HHhH, by Laurent Binet

TITLE: HHhH
AUTHOR: Laurent Binet

COPYRIGHT: 2012
PAGES: 336
PUBLISHER: Picador

SETTING: 1930s and 40s Germany and Czechoslovakia and, I guess, present day.
TYPE: Non-Fiction
SERIES: None

HHhH: "Himmlers Hirn heisst Heydrich," or "Himmler's brain is called Heydrich."

The most lethal man in Hitler's cabinet, Reinhard Heydrich seemed indestructible?until two exiled operatives, a Slovak and a Czech, killed him and changed the course of history.
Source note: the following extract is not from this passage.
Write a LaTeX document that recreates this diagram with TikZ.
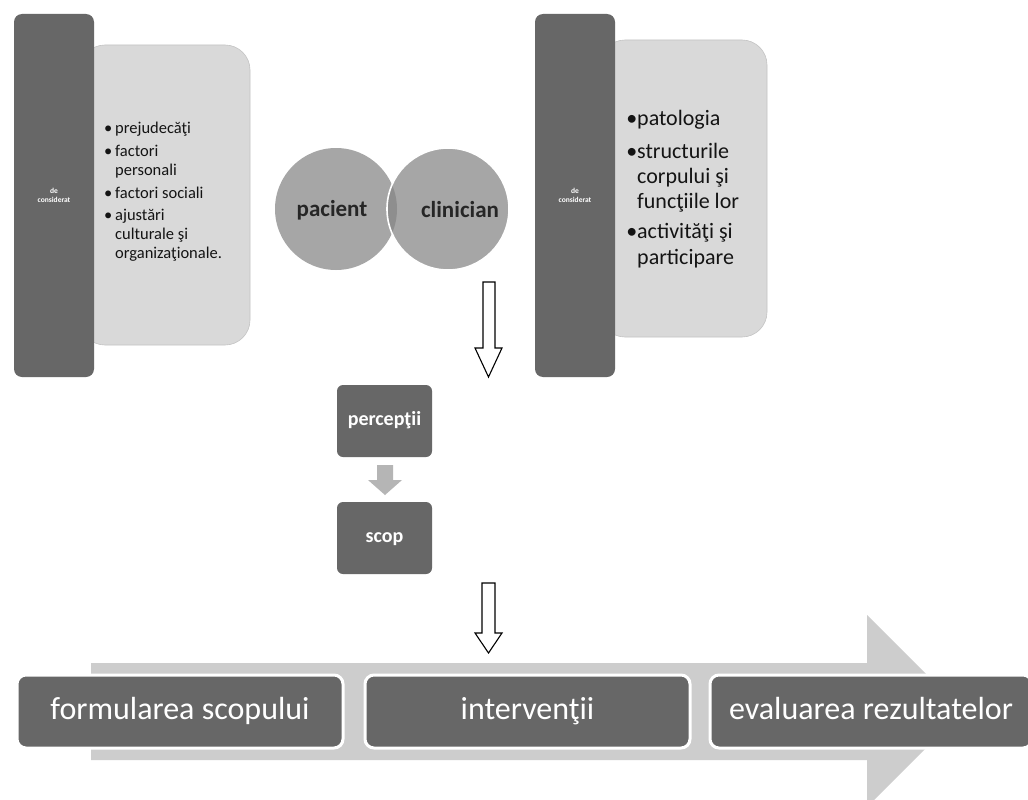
\documentclass[tikz,border=0pt]{standalone}
\usepackage{fontspec}
\setmainfont{Carlito}
\definecolor{darkbox}{HTML}{676767}
\definecolor{panelc}{HTML}{D9D9D9}
\definecolor{circc}{HTML}{A6A6A6}
\definecolor{lensc}{HTML}{8E8E8E}
\definecolor{bigarrow}{HTML}{CDCDCD}
\definecolor{smallarrow}{HTML}{B5B5B5}
\definecolor{txtc}{HTML}{141414}
\begin{document}
\begin{tikzpicture}[x=1pt,y=-1pt,
  bar/.style={rectangle, fill=darkbox, rounded corners=8pt, minimum width=80pt, minimum height=363pt, inner sep=0pt, text=white, align=center, font=\fontsize{7.5}{9}\selectfont\bfseries},
  panel/.style={rectangle, fill=panelc, draw=panelc!90!black, line width=0.6pt, rounded corners=25pt, inner sep=0pt},
  ltxt/.style={anchor=base west, inner sep=0pt, text=txtc, font=\fontsize{16.5}{19}\selectfont},
  rtxt/.style={anchor=base west, inner sep=0pt, text=txtc, font=\fontsize{22}{26}\selectfont},
  sbox/.style={rectangle, fill=darkbox, rounded corners=6pt, minimum width=95pt, minimum height=72pt, inner sep=0pt, text=white, text height=14pt, text depth=5pt, font=\fontsize{20}{24}\selectfont\bfseries},
  stage/.style={rectangle, fill=darkbox, draw=white, line width=3pt, rounded corners=9pt, minimum height=73pt, inner sep=0pt, text=white, text height=23pt, text depth=7pt, font=\fontsize{32}{36}\selectfont},
  hollow/.style={draw=black, fill=white, line width=1.1pt, line join=miter},
  ctxt/.style={inner sep=0pt, text=black!85, font=\fontsize{23}{27}\selectfont\bfseries}
]
\useasboundingbox (0,0) rectangle (1028,800);
\fill[white] (0,0) rectangle (1028,800);

% left group
\node[panel, minimum width=170pt, minimum height=300pt] (lpanel) at (165,195) {};
\node[bar] (lbar) at (54,195.5) {de\\considerat};
\node[ltxt] (l1) at (115,133) {\llap{•\,}prejudecăţi};
\node[ltxt] (l2) at (115,156) {\llap{•\,}factori};
\node[ltxt] (l3) at (115,175) {personali};
\node[ltxt] (l4) at (115,198) {\llap{•\,}factori sociali};
\node[ltxt] (l5) at (115,220) {\llap{•\,}ajustări};
\node[ltxt] (l6) at (115,239) {culturale şi};
\node[ltxt] (l7) at (115,258) {organizaţionale.};

% right group
\node[panel, minimum width=167pt, minimum height=297pt] (rpanel) at (683.5,188.5) {};
\node[bar] (rbar) at (575,195.5) {de\\considerat};
\node[rtxt] (r1) at (637,125) {\llap{•}patologia};
\node[rtxt] (r2) at (637,158) {\llap{•}structurile};
\node[rtxt] (r3) at (637,183) {corpului şi};
\node[rtxt] (r4) at (637,208) {funcţiile lor};
\node[rtxt] (r5) at (637,238) {\llap{•}activităţi şi};
\node[rtxt] (r6) at (637,264) {participare};

% venn
\fill[circc] (336,209) circle (61);
\fill[circc] (448,209) circle (61);
\begin{scope}
  \clip (336,209) circle (61);
  \fill[lensc] (448,209) circle (61);
\end{scope}
\draw[white, line width=1.6pt] (448,209) circle (61);
\node[ctxt] (pac) at (332,210) {pacient};
\node[ctxt] (cli) at (460,210) {clinician};

% hollow arrow 1
\draw[hollow] (483,282) -- (495,282) -- (495,348) -- (502,348) -- (488.5,377) -- (475,348) -- (483,348) -- cycle;

% perceptii / scop
\node[sbox] (perc) at (384.5,421) {percepţii};
\node[sbox] (scop) at (384.5,538) {scop};
\fill[smallarrow] (377,465) -- (393,465) -- (393,480) -- (402,480) -- (385,495) -- (368,480) -- (377,480) -- cycle;

% hollow arrow 2
\draw[hollow] (482,583) -- (495,583) -- (495,633) -- (502,633) -- (488.5,653) -- (475,633) -- (482,633) -- cycle;

% big process arrow
\fill[bigarrow] (91,663) -- (867,663) -- (867,615) -- (963,711) -- (867,807) -- (867,760) -- (91,760) -- cycle;

% stages
\node[stage, minimum width=326pt] (st1) at (180,711.5) {formularea scopului};
\node[stage, minimum width=325pt] (st2) at (527.5,711.5) {intervenţii};
\node[stage, minimum width=322pt] (st3) at (871,711.5) {evaluarea rezultatelor};
\end{tikzpicture}
\end{document}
In Laurent Binet's mesmerizing debut, we follow Jozef Gabcík and Jan Kubiš from their dramatic escape from Nazi-occupied Czechoslovakia to their fatal attack on Heydrich and their own brutal deaths in the basement of a Prague church. A seamless blend of memory, actuality, and Binet's own remarkable imagination, HHhH is at once thrilling and intellectually engrossing?a fast-paced novel of the Second World War that is also a profound meditation on the debt we owe to history.
This is the story of the mission to assassinate one of the Third Reich’s most important men, Reinhard Heydrich. You might not have heard of him (I confess I hadn’t), but he played a key role in creating and implementing the “final solution” to the Jewish “problem”.

Round the mid-point of the war the Czech resistance was in disarray (and no wonder!), and their British hosts were making it clear to the leaders in exile that they compared poorly with the resistance in other countries. These exiled leaders therefore decided they needed a big, showy operation to demonstrate they were worthy. And what could be better than assassinating Heydrich, then the protector of Bohemia and Moravia? Two men are sent from London with the mission to kill him.
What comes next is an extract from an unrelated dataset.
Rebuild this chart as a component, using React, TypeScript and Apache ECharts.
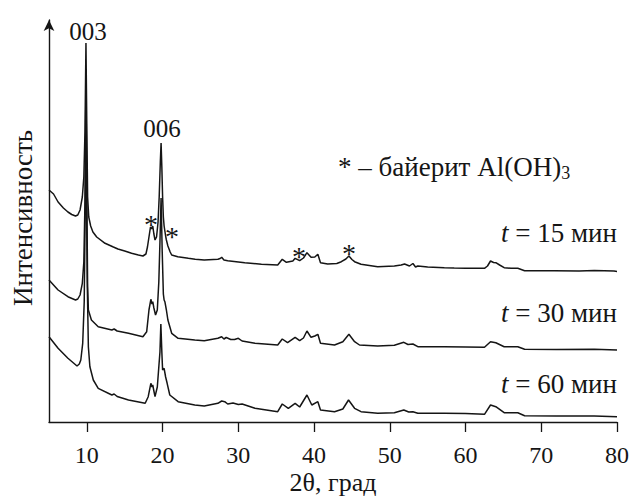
import React, { useEffect, useRef } from "react";
import * as echarts from "echarts";

// 2θ (deg) and intensity (arb. units, offset per curve)
const theta15 = [5.0, 5.6, 6.2, 6.9, 7.5, 8.0, 8.5, 8.8, 9.1, 9.4, 9.6, 9.75, 9.88, 10.0, 10.1, 10.25, 10.5, 10.8, 11.3, 12.4, 13.5, 14.1, 15.0, 15.9, 16.8, 17.4, 17.8, 18.0, 18.2, 18.4, 18.55, 18.7, 18.85, 19.0, 19.2, 19.4, 19.55, 19.7, 19.8, 19.9, 20.0, 20.1, 20.2, 20.4, 20.5, 20.7, 21.0, 21.2, 22.0, 23.4, 24.3, 25.5, 27.3, 27.6, 27.8, 28.1, 28.6, 30.85, 33.05, 35.2, 35.8, 36.35, 37.2, 37.5, 38.1, 38.6, 39.06, 39.6, 40.1, 40.5, 40.85, 41.8, 43.0, 43.6, 44.2, 44.6, 45.0, 45.35, 46.2, 48.4, 50.6, 51.5, 51.95, 52.6, 53.05, 53.4, 53.7, 55.0, 57.2, 58.5, 60.0, 62.5, 62.9, 63.3, 63.7, 64.0, 64.5, 65.1, 66.0, 66.9, 67.8, 70.0, 71.7, 75.0, 77.0, 79.6, 80.0];
const int15 = [232, 228, 220, 214, 210, 207.5, 206, 207, 212, 225, 245, 290, 379, 290, 225, 205, 196, 190, 185, 178.7, 175, 173, 171, 168.7, 167, 166, 168, 175, 185, 195, 193, 196, 188, 182, 185, 200, 225, 260, 279, 255, 225, 205, 196, 186, 182, 176, 170, 167, 165.3, 163.7, 162.7, 162, 162.7, 163.5, 164.7, 162, 161.3, 159.3, 157.7, 157, 162.7, 159.7, 161, 163.7, 161.3, 164, 169.3, 164.7, 165, 167.7, 159.3, 158, 158.5, 160.3, 163, 166, 162.5, 160.3, 157.7, 155.3, 156, 157, 158, 156, 158.5, 155, 156, 155, 154.3, 154, 153.8, 153.7, 156, 161, 159.5, 159.3, 157, 154.3, 153.7, 153.7, 151.3, 151.3, 151.3, 151, 151.5, 151, 150.5];

const theta30 = [5.0, 6.2, 7.5, 8.5, 8.8, 9.1, 9.4, 9.6, 9.75, 9.88, 10.0, 10.1, 10.2, 10.6, 11.5, 13.3, 13.6, 14.0, 15.5, 17.4, 17.9, 18.2, 18.45, 18.6, 18.7, 18.85, 19.07, 19.3, 19.5, 19.65, 19.8, 19.95, 20.1, 20.2, 20.3, 20.5, 20.7, 21.2, 22.05, 24.25, 25.5, 27.3, 27.8, 28.1, 28.4, 29.0, 29.5, 30.0, 30.5, 32.2, 35.2, 35.8, 36.5, 37.5, 38.1, 38.6, 39.06, 39.6, 40.1, 40.5, 40.85, 42.7, 43.8, 44.6, 45.35, 46.0, 48.4, 50.6, 51.85, 52.4, 53.05, 53.7, 57.2, 60.0, 62.5, 63.3, 64.0, 65.1, 66.9, 67.8, 72.0, 77.0, 80.0];
const int30 = [142, 132, 125.3, 122, 123, 127, 138.7, 160, 220, 342, 220, 135, 112, 102, 95.3, 92, 93, 91, 88.7, 85.3, 90.3, 112, 122.7, 118, 120.3, 114, 107, 112, 140, 180, 224, 170, 128, 122, 120.3, 112, 102, 88.7, 83.7, 82, 81.3, 83.7, 85.3, 83, 84.5, 82.5, 82.5, 83.7, 81, 78.7, 77, 83, 79.3, 84.7, 81.3, 84, 91, 84.7, 86, 87.7, 78.7, 77, 80.3, 87.7, 80.3, 77, 76, 76.7, 79.7, 77.5, 78, 75.3, 75.3, 75, 74.7, 80.3, 79.3, 75.3, 75.3, 72.7, 72.5, 72.7, 72];

const theta60 = [5.0, 6.2, 7.5, 8.7, 9.0, 9.2, 9.45, 9.65, 9.88, 10.05, 10.2, 10.4, 10.85, 11.5, 13.3, 13.6, 14.0, 15.5, 17.7, 18.1, 18.45, 18.6, 18.7, 18.85, 19.0, 19.3, 19.5, 19.65, 19.77, 19.9, 20.0, 20.2, 20.4, 20.6, 20.95, 22.05, 24.25, 25.5, 27.3, 27.8, 28.2, 28.6, 29.3, 30.0, 30.5, 32.2, 35.2, 35.8, 36.6, 37.5, 38.1, 39.06, 39.7, 40.5, 40.85, 42.7, 43.8, 44.55, 45.35, 46.2, 48.4, 50.6, 51.85, 52.5, 53.05, 53.7, 57.2, 60.0, 62.5, 63.3, 64.0, 65.1, 66.9, 67.8, 72.0, 77.0, 80.0];
const int60 = [85.3, 73.7, 63.7, 56, 58, 62, 78.7, 120, 287, 140, 75, 55.3, 42, 33.7, 27, 28, 25.5, 22, 18.7, 25.3, 38.7, 35, 37, 31, 25.3, 35, 55, 70, 98, 70, 52, 53.7, 45, 38.7, 27, 20.3, 17, 16, 18.7, 21, 20.3, 18, 19, 17.5, 18, 13.7, 10.3, 18, 13.7, 18.7, 15, 27, 17, 20.3, 12, 10.3, 13, 22, 13.7, 10.3, 8.7, 9.3, 12, 10, 10.3, 8.7, 8.7, 8.5, 7.7, 17, 15.3, 9.3, 9.3, 6.3, 6, 6, 5.3];

const xTicks = [10, 20, 30, 40, 50, 60, 70, 80];
const curveLabels = ["15", "30", "60"];

const FONT = '"Liberation Serif", serif';
const INK = "#151515";

function pairs(xs: number[], ys: number[]) {
  return xs.map((x, i) => [x, ys[i]]);
}

function txt(x: number, y: number, text: string, size: number, extra: any = {}) {
  return {
    type: "text", x, y, ...extra,
    style: { text, fontFamily: FONT, fontSize: size, fill: INK, align: "center", verticalAlign: "middle", ...(extra.style || {}) },
  };
}

export default function App() {
  const ref = useRef<HTMLDivElement>(null);
  useEffect(() => {
    if (!ref.current) return;
    const chart = echarts.init(ref.current, null, { renderer: "svg" });
    const series = [
      pairs(theta15, int15),
      pairs(theta30, int30),
      pairs(theta60, int60),
    ].map((d) => ({
      type: "line",
      data: d,
      showSymbol: false,
      symbol: "none",
      lineStyle: { color: INK, width: 1.5 },
      silent: true,
    }));
    const labelY = [233, 313, 384];
    const graphic: any[] = [
      txt(88, 31, "003", 25),
      txt(162, 128, "006", 25),
      txt(151, 224, "*", 28),
      txt(172, 236, "*", 28),
      txt(299, 256, "*", 28),
      txt(349, 253, "*", 28),
      {
        type: "text", x: 338, y: 167,
        style: {
          text: "{n|* – байерит Al(OH)}{s|3}",
          fill: INK, align: "left", verticalAlign: "middle",
          rich: {
            n: { fontFamily: FONT, fontSize: 27, fill: INK, lineHeight: 30 },
            s: { fontFamily: FONT, fontSize: 18, fill: INK, lineHeight: 30, verticalAlign: "bottom", padding: [12, 0, 0, 0] },
          },
        },
      },
      txt(23, 218, "Интенсивность", 27, { rotation: Math.PI / 2 }),
      txt(333, 482, "2θ, град", 26),
    ];
    curveLabels.forEach((t, i) => {
      graphic.push({
        type: "text", x: 617, y: labelY[i],
        style: {
          text: `{i|t}{n| = ${t} мин}`,
          fill: INK, align: "right", verticalAlign: "middle",
          rich: {
            i: { fontFamily: FONT, fontStyle: "italic", fontSize: 27, fill: INK },
            n: { fontFamily: FONT, fontSize: 27, fill: INK },
          },
        },
      });
    });

    chart.setOption({
      animation: false,
      backgroundColor: "#ffffff",
      grid: { left: 49, right: 14.5, top: 20, bottom: 75, containLabel: false },
      xAxis: {
        type: "value", min: 5, max: 80,
        axisLine: { show: true, lineStyle: { color: INK, width: 1.4 } },
        axisTick: { show: true, inside: false, length: 10, customValues: xTicks, lineStyle: { color: INK, width: 1.3 } },
        axisLabel: { show: true, customValues: xTicks, margin: 21, fontFamily: FONT, fontSize: 24, color: INK },
        splitLine: { show: false },
      },
      yAxis: {
        type: "value", min: 0, max: 402,
        axisLine: { show: true, symbol: ["none", "arrow"], symbolSize: [8, 11], lineStyle: { color: INK, width: 1.4 } },
        axisTick: { show: false },
        axisLabel: { show: false },
        splitLine: { show: false },
      },
      series,
      graphic,
    });
    return () => chart.dispose();
  }, []);
  return <div ref={ref} style={{ position: "absolute", left: 0, top: 0, width: 632, height: 497 }} />;
}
But this is not only just that story. It’s also the story of Binet writing it. It’s not that he breaks the fourth wall, it’s more that there’s basically no fourth wall at all. He anguishes over how to write different things. He talks about how so and so wrote a memoir after the war, but it’s so expensive that he can’t justify buying it, so he’ll have to imagine a particular scene. Two chapters later he’s broken down and bought the memoir. He gives us his opinion on people (that vile, cowardly Chamberlain!). He’ll write a scene and then critique it in the next chapter, explaining why he used a particular turn of phrase and why he fears it doesn’t work.

It sounds a bit gimmicky, but it works. In fact, it works fantastically. It sounds like the sort of thing that would distance us from the story, but it has the opposite effect. It becomes clear to the reader that the reason Binet is quibbling so much about how to write this story, why he's going through so much anguish, is because he cares so passionately about the people in his story. He wants to do them justice, so he worries about making them characters in a book and failing to tell the story in the way they deserve. And we readers somehow come to care, if not just as much as him, then nearly.
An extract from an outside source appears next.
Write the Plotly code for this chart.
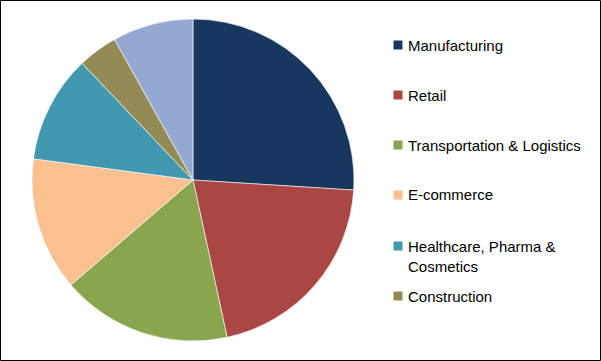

I often find experimental books a bit pretentious and pointless, but this is exactly why we should be open to experimentation. When it works like this, it can be brilliant.

By the way, on a more personal note, this and SPQR, by Mary Beard, were by far the two best books I read while on holiday. Both non-fiction, both just as much about the telling of the story as about the story itself. I was clearly in the mood for this!

MY GRADE: An A.

2 comments:

  1. Thank you for this review. It sounds like an excellent book, but I don't thinkI'll be able to read it. Heydrich is a familiar name for me, and this whole story touches too close.

    It's surprising, isn't it that we can—or at least I can—read about the horrors of the distant past with equanimity, but as soon as attaches our own lives, no matter how tangentially, we pull into our shells. I suppose that is why I prefer to read (and write) historicals. It's emotionally safer.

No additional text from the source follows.